| Exercise |
In how many lines of the data does the word "with" appear? Give the number by itself.

| Information provided |
--
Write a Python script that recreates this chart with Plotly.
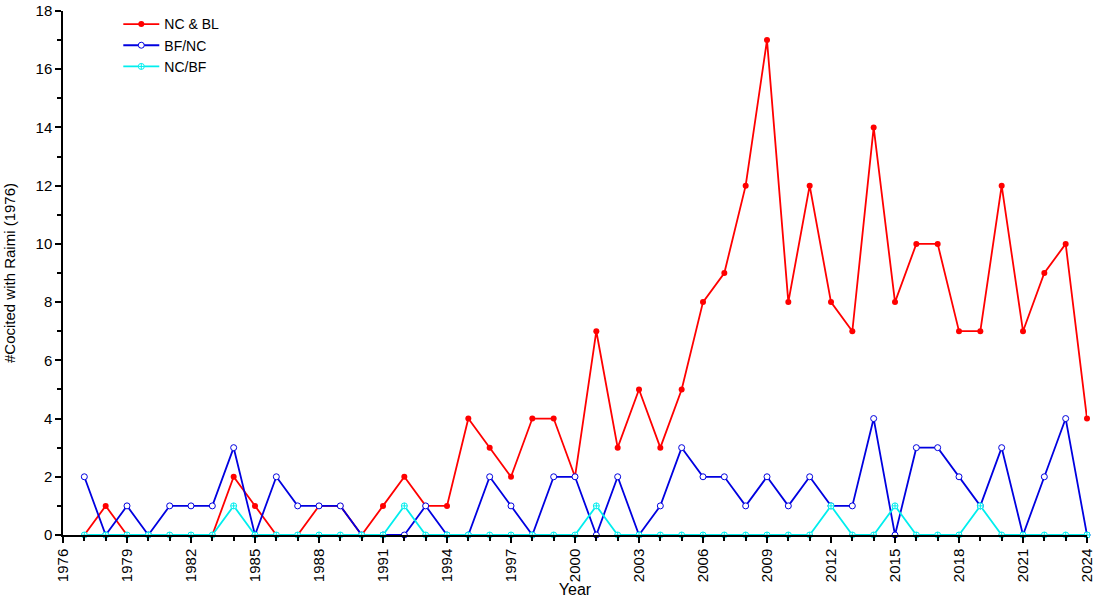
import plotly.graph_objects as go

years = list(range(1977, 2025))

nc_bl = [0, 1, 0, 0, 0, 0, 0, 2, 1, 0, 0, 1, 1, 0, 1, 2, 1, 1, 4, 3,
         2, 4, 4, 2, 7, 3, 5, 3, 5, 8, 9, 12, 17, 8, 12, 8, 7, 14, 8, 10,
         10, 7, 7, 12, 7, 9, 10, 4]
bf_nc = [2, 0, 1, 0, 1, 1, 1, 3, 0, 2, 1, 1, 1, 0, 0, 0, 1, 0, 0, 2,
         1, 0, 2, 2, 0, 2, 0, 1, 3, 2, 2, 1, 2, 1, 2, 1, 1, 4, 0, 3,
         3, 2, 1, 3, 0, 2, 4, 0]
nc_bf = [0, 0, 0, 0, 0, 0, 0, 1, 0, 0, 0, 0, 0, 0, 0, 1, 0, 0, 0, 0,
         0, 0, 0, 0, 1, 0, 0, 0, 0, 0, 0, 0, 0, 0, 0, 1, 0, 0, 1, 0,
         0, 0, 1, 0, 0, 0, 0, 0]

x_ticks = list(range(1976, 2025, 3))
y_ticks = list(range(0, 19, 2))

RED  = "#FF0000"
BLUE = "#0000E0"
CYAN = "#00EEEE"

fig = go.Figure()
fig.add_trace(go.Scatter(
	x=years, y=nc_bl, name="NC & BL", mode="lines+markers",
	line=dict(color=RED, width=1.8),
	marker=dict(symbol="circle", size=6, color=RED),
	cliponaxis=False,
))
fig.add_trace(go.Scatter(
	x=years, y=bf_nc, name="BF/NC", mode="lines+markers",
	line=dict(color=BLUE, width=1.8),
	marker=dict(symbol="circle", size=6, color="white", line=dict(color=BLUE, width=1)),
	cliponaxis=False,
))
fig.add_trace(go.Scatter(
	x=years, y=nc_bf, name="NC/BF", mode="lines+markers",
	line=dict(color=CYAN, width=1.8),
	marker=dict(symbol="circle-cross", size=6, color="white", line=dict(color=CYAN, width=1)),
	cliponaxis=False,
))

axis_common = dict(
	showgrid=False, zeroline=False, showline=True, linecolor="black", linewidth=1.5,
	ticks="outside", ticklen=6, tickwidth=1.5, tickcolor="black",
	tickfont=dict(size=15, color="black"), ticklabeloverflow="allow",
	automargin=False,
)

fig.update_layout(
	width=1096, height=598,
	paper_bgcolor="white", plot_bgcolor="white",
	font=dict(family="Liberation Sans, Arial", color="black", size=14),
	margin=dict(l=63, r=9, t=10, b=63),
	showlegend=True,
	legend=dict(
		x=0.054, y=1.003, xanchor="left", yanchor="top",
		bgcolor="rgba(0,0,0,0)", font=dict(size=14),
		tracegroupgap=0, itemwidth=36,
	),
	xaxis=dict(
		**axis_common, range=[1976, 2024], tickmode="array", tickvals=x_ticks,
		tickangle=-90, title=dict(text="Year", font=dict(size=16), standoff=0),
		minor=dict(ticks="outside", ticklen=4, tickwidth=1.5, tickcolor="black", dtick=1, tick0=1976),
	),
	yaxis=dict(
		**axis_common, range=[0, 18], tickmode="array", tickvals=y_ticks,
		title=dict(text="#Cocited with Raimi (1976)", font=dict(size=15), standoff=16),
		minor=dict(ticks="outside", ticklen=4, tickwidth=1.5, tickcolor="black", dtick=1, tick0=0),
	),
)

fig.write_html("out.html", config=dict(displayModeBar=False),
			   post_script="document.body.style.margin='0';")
--
| Response to the exercise |
2